On 4 March 2016, the Dutch Supreme Court (Court) delivered its final judgments in X, Miljoen, and Société Générale (Joined Cases C-10/14, C-14/14, C-17/14). The Court held that the Dutch dividend withholding tax breaches the freedom of capital to the extent that the tax borne by foreign shareholders in the Netherlands is more burdensome than the personal or corporate income tax which is borne by their Dutch resident counterparts. The Court’s judgments follow the preliminary rulings of the Court of Justice of the European Union (CJEU) in these cases of 17 September 2015.

Facts of the cases

The cases concern a foreign shareholder that received a dividend from a Dutch company subject to Dutch dividend withholding tax levied on the gross amount of the dividend. A dividend distribution to an equivalent resident shareholder would also have been subject to such a tax. However, a resident shareholder is eligible to credit such tax against their personal or corporate income tax, i.e., a tax levied at a higher rate on dividend income net of any expenses incurred. An excess of dividend withholding tax is refundable as the Dutch dividend withholding tax operates as a prelevy domestically. X and Miljoen concerned Belgian individual shareholders. Société Générale concerned a French corporate shareholder.

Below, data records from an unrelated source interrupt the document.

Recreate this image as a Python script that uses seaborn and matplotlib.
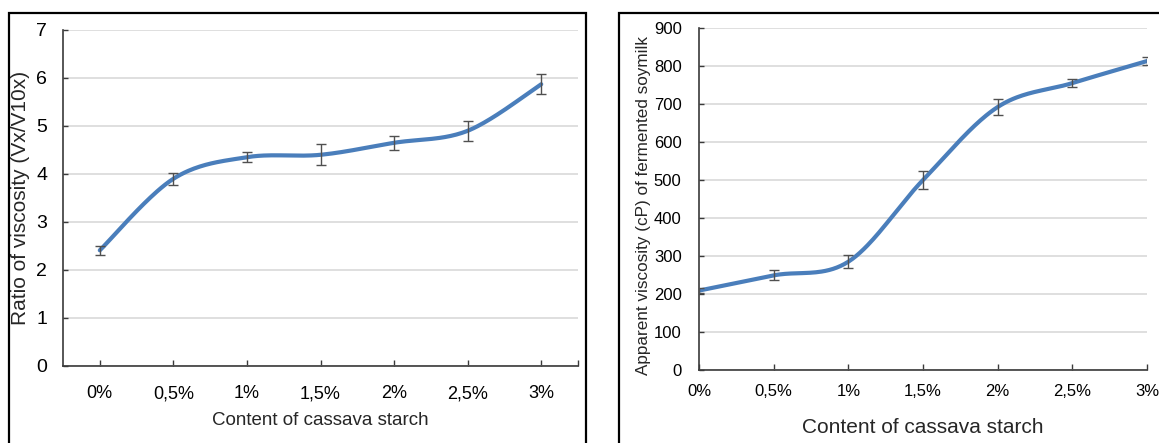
import numpy as np
import pandas as pd
import matplotlib
matplotlib.use("Agg")
import matplotlib.pyplot as plt
from matplotlib.patches import Rectangle
import seaborn as sns

# ---------------- data ----------------
categories = ["0%", "0,5%", "1%", "1,5%", "2%", "2,5%", "3%"]
ratio_values = [2.41, 3.90, 4.35, 4.40, 4.65, 4.90, 5.87]
ratio_errors = [0.10, 0.12, 0.10, 0.22, 0.15, 0.21, 0.21]
visc_values = [209, 249, 285, 500, 692, 755, 813]
visc_errors = [6, 13, 17, 23, 21, 10, 11]
left_yticks = [0, 1, 2, 3, 4, 5, 6, 7]
right_yticks = [0, 100, 200, 300, 400, 500, 600, 700, 800, 900]

# ---------------- style ----------------
sns.set_theme(style="white")
plt.rcParams["font.family"] = ["Liberation Sans", "DejaVu Sans"]
LINE = "#4a7ebb"
GRID = "#d9d9d9"
AXC = "#3a3a3a"


def excel_smooth(xs, ys, n=40):
    """Excel-style smoothed line (Catmull-Rom Bezier) through the data points."""
    xs = np.asarray(xs, float)
    ys = np.asarray(ys, float)
    P = np.column_stack([xs, ys])
    Pp = np.vstack([P[0], P, P[-1]])
    out = []
    t = np.linspace(0, 1, n)[:, None]
    for i in range(len(P) - 1):
        p0, p1, p2, p3 = Pp[i], Pp[i + 1], Pp[i + 2], Pp[i + 3]
        b1 = p1 + (p2 - p0) / 6.0
        b2 = p2 - (p3 - p1) / 6.0
        seg = ((1 - t) ** 3) * p1 + 3 * ((1 - t) ** 2) * t * b1 + 3 * (1 - t) * t ** 2 * b2 + t ** 3 * p2
        out.append(seg if i == 0 else seg[1:])
    c = np.vstack(out)
    return pd.DataFrame({"x": c[:, 0], "y": c[:, 1]})


fig = plt.figure(figsize=(11.59, 4.43), dpi=100)
W, H = 1159, 443


def fbox(x0, y0, x1, y1):
    return [x0 / W, 1 - y1 / H, (x1 - x0) / W, (y1 - y0) / H]


# frames around each chart
fig.patches.append(Rectangle((9 / W, -0.05), (586 - 9) / W, 1.05 - 13 / H,
                             transform=fig.transFigure, fill=False,
                             edgecolor="black", linewidth=1.6, zorder=0))
fig.patches.append(Rectangle((619 / W, -0.05), 0.5, 1.05 - 13 / H,
                             transform=fig.transFigure, fill=False,
                             edgecolor="black", linewidth=1.6, zorder=0))

ax1 = fig.add_axes(fbox(63, 30, 578, 366))
ax2 = fig.add_axes(fbox(699, 28, 1147, 370))

pos = np.arange(len(categories))

# ---- left chart ----
d1 = excel_smooth(pos, ratio_values)
sns.lineplot(data=d1, x="x", y="y", ax=ax1, color=LINE, linewidth=3.0,
             sort=False, estimator=None)
ax1.errorbar(pos, ratio_values, yerr=ratio_errors, fmt="none",
             ecolor="#505050", elinewidth=1.0, capsize=3.5, capthick=1.0, zorder=3)
ax1.set_xlim(-0.5, 6.5)
ax1.set_ylim(0, 7)
ax1.set_yticks(left_yticks)
ax1.set_xticks(pos)
ax1.set_xticks([6.5], minor=True)
ax1.set_xticklabels(categories, fontsize=13)
ax1.set_yticklabels([str(v) for v in left_yticks], fontsize=14)
ax1.tick_params(axis="x", which="both", direction="in", length=4.5, width=1,
                color=AXC, pad=14, bottom=True)
ax1.tick_params(axis="y", direction="in", length=3.5, width=1, color=AXC,
                pad=11.5, left=True)
ax1.set_xlabel("Content of cassava starch", fontsize=13.5, labelpad=7)
ax1.set_ylabel("Ratio of viscosity (Vx/V10x)", fontsize=15, labelpad=4)
ax1.grid(axis="y", color=GRID, linewidth=1.2)
ax1.set_axisbelow(True)
for s in ["top", "right"]:
    ax1.spines[s].set_visible(False)
for s in ["left", "bottom"]:
    ax1.spines[s].set_color(AXC)
    ax1.spines[s].set_linewidth(1.2)

# ---- right chart ----
d2 = excel_smooth(pos, visc_values)
sns.lineplot(data=d2, x="x", y="y", ax=ax2, color=LINE, linewidth=3.0,
             sort=False, estimator=None)
ax2.errorbar(pos, visc_values, yerr=visc_errors, fmt="none",
             ecolor="#505050", elinewidth=1.0, capsize=3.5, capthick=1.0, zorder=3)
ax2.set_xlim(0, 6)
ax2.set_ylim(0, 900)
ax2.set_yticks(right_yticks)
ax2.set_xticks(pos)
ax2.set_xticklabels(categories, fontsize=12)
ax2.set_yticklabels([str(v) for v in right_yticks], fontsize=12)
ax2.tick_params(axis="x", direction="in", length=4.5, width=1, color=AXC,
                pad=10, bottom=True)
ax2.tick_params(axis="y", direction="in", length=3.5, width=1, color=AXC,
                pad=12.5, left=True)
ax2.set_xlabel("Content of cassava starch", fontsize=15, labelpad=14)
ax2.set_ylabel("Apparent viscosity (cP) of fermented soymilk", fontsize=12.3)
ax2.yaxis.set_label_coords(-0.107, 0.48)
ax2.grid(axis="y", color=GRID, linewidth=1.2)
ax2.set_axisbelow(True)
for s in ["top", "right"]:
    ax2.spines[s].set_visible(False)
for s in ["left", "bottom"]:
    ax2.spines[s].set_color(AXC)
    ax2.spines[s].set_linewidth(1.2)
for lab in ax1.get_xticklabels() + ax1.get_yticklabels() + ax2.get_xticklabels() + ax2.get_yticklabels():
    lab.set_color("black")

fig.savefig("out.png", dpi=100, facecolor="white")
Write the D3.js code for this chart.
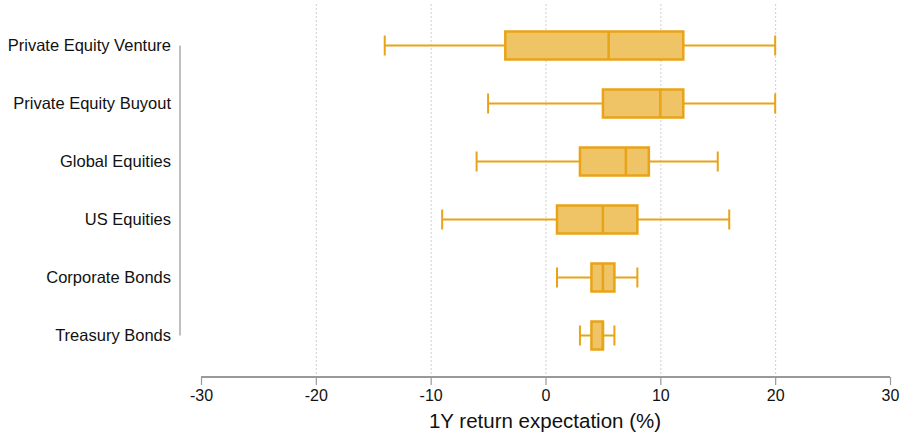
<!DOCTYPE html>
<html><head><meta charset="utf-8">
<script src="https://cdn.jsdelivr.net/npm/d3@7"></script>
<style>body{margin:0;background:#fff;}svg{display:block;font-family:"Liberation Sans",Arial,Helvetica,sans-serif;}</style>
</head><body>
<svg id="c" width="902" height="436"></svg>
<script>
const categories = ["Private Equity Venture","Private Equity Buyout","Global Equities","US Equities","Corporate Bonds","Treasury Bonds"];
const whiskerLow = [-14, -5, -6, -9, 1, 3];
const q1 =         [-3.5, 5, 3, 1, 4, 4];
const medians =    [5.5, 10, 7, 5, 5, 5];
const q3 =         [12, 12, 9, 8, 6, 5];
const whiskerHigh =[20, 20, 15, 16, 8, 6];
const xTicks = [-30,-20,-10,0,10,20,30];
const gridTicks = [-20,-10,0,10,20];
const xTitle = "1Y return expectation (%)";

const svg = d3.select("#c");
const x = d3.scaleLinear().domain([-30,30]).range([201,890]);
const y = d3.scaleBand().domain(categories).range([16.5,364.5]);
const boxH = 28, capH = 20;
const fill = "#EFC466", stroke = "#E9A317";

// grid
svg.append("g").selectAll("line").data(gridTicks).join("line")
  .attr("x1",d=>x(d)+0.5).attr("x2",d=>x(d)+0.5)
  .attr("y1",4).attr("y2",376)
  .attr("stroke","#cfcfcf").attr("stroke-width",1).attr("stroke-dasharray","2,2");

// x axis
const xa = svg.append("g").attr("transform","translate(0,377)")
  .call(d3.axisBottom(x).tickValues(xTicks).tickSize(8).tickPadding(5).tickFormat(d3.format("d")));
xa.select(".domain").attr("stroke","#777").attr("stroke-width",1.5).attr("d",`M${x(-30)},0H${x(30)}`);
xa.selectAll(".tick line").attr("stroke","#999").attr("stroke-width",1.2);
xa.selectAll(".tick text").attr("font-size","16px").attr("fill","#111").attr("font-family","Liberation Sans, Arial, sans-serif")
  .text(d=> d<0 ? "-"+Math.abs(d) : d);

svg.append("text").attr("x",545).attr("y",428).attr("text-anchor","middle")
  .attr("font-size","20.5px").attr("fill","#111").text(xTitle);

// y axis
const yc = c => y(c)+y.bandwidth()/2;
svg.append("line").attr("x1",180).attr("x2",180)
  .attr("y1",yc(categories[0])).attr("y2",yc(categories[categories.length-1]))
  .attr("stroke","#aaa").attr("stroke-width",1.5);
svg.append("g").selectAll("text").data(categories).join("text")
  .attr("x",171).attr("y",d=>yc(d)).attr("dy","0.36em").attr("text-anchor","end")
  .attr("font-size","16.5px").attr("fill","#111").text(d=>d);

// boxes
const data = categories.map((c,i)=>({c, lo:whiskerLow[i], q1:q1[i], med:medians[i], q3:q3[i], hi:whiskerHigh[i]}));
const g = svg.append("g").selectAll("g").data(data).join("g");
g.append("line").attr("x1",d=>x(d.lo)).attr("x2",d=>x(d.q1)).attr("y1",d=>yc(d.c)).attr("y2",d=>yc(d.c))
  .attr("stroke",stroke).attr("stroke-width",2);
g.append("line").attr("x1",d=>x(d.q3)).attr("x2",d=>x(d.hi)).attr("y1",d=>yc(d.c)).attr("y2",d=>yc(d.c))
  .attr("stroke",stroke).attr("stroke-width",2);
g.append("line").attr("x1",d=>x(d.lo)).attr("x2",d=>x(d.lo)).attr("y1",d=>yc(d.c)-capH/2).attr("y2",d=>yc(d.c)+capH/2)
  .attr("stroke",stroke).attr("stroke-width",2);
g.append("line").attr("x1",d=>x(d.hi)).attr("x2",d=>x(d.hi)).attr("y1",d=>yc(d.c)-capH/2).attr("y2",d=>yc(d.c)+capH/2)
  .attr("stroke",stroke).attr("stroke-width",2);
g.append("rect").attr("x",d=>x(d.q1)).attr("width",d=>x(d.q3)-x(d.q1))
  .attr("y",d=>yc(d.c)-boxH/2).attr("height",boxH)
  .attr("fill",fill).attr("stroke",stroke).attr("stroke-width",2.5);
g.append("line").attr("x1",d=>x(d.med)).attr("x2",d=>x(d.med)).attr("y1",d=>yc(d.c)-boxH/2).attr("y2",d=>yc(d.c)+boxH/2)
  .attr("stroke",stroke).attr("stroke-width",2.5);
</script>
</body></html>
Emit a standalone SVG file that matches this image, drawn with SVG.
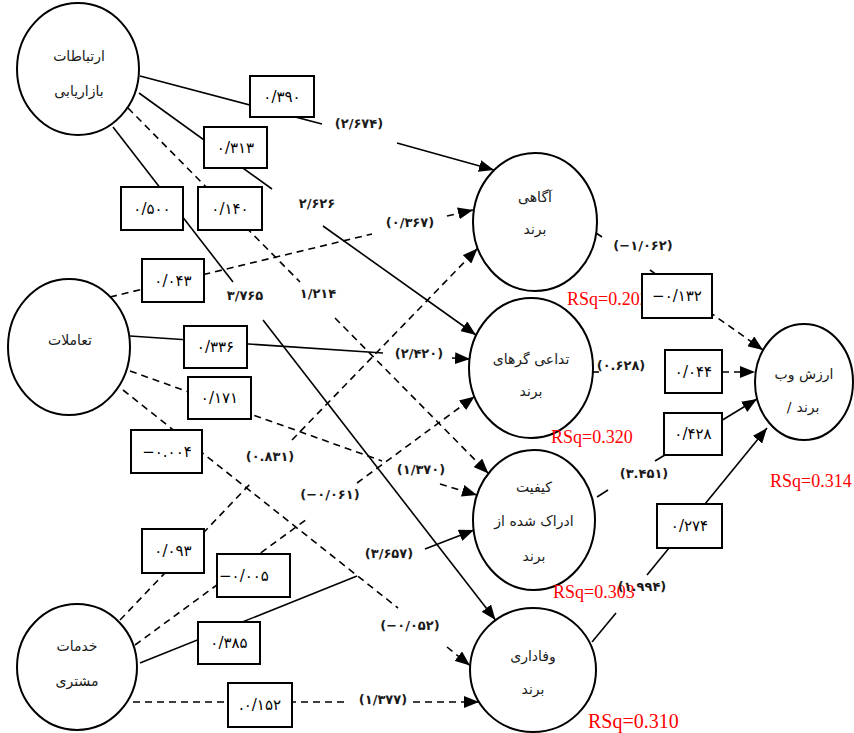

The CJEU’s comparability analysis

The CJEU’s comparability analysis in its Judgments in X, Miljoen and Société Générale centered on whether the foreign dividend recipient involved was an individual or a corporate body. As regards foreign individual shareholders, the CJEU ruled that the comparative tax burden should be calculated by reference to a calendar year taking into account all shares held in Dutch companies and taking into account the tax-free amount that resident shareholders would have enjoyed. The CJEU also held that the tax-free amount that would have been available to resident shareholders does not need to be spread pro rata parte across the respective nonresident shareholders’ worldwide income. Instead, that amount may be taken into account in full to determine the maximum amount of tax that may be levied from the foreign shareholder’s dividend receipt.

Concerning foreign corporate shareholders, the CJEU ruled that only those costs directly linked to actual dividend payments such as collection fees should be taken into account for determining the comparative tax burden. Financing costs and pre-acquisition dividends included in the acquisition price of the respective shareholding do not qualify as such, the CJEU held.

The Dutch Supreme Court’s decision

In Miljoen and Société Générale, the Court established that the foreign dividend recipients involved did not bear a comparatively higher tax burden. In X however, the Court found the dividend withholding tax burden excessive, so the excess part had to be repaid to X.


Foreign dividend recipients that actually bear a comparatively heavier tax burden in the Netherlands are from now on eligible for a refund of the excess Dutch dividend taxes levied. The Court’s decision increases the chances of success on a refund of Dutch dividend withholding tax for foreign investment funds. Comparative calculations must be made on a case-by-case basis.

At the same time, despite the Court’s clarifications, a degree of uncertainty remains as to exactly which costs are eligible and must be taken into account when comparing foreign and resident shareholders, both corporate and individual.

Foreign shareholders that recently received Dutch dividends and whose dividend tax assessments are still open to appeal, may consider assessing their tax burden. Any comparative outcomes which are to their detriment may render those foreign shareholders eligible for a refund on EU law grounds. The same holds for any future dividend tax imposts.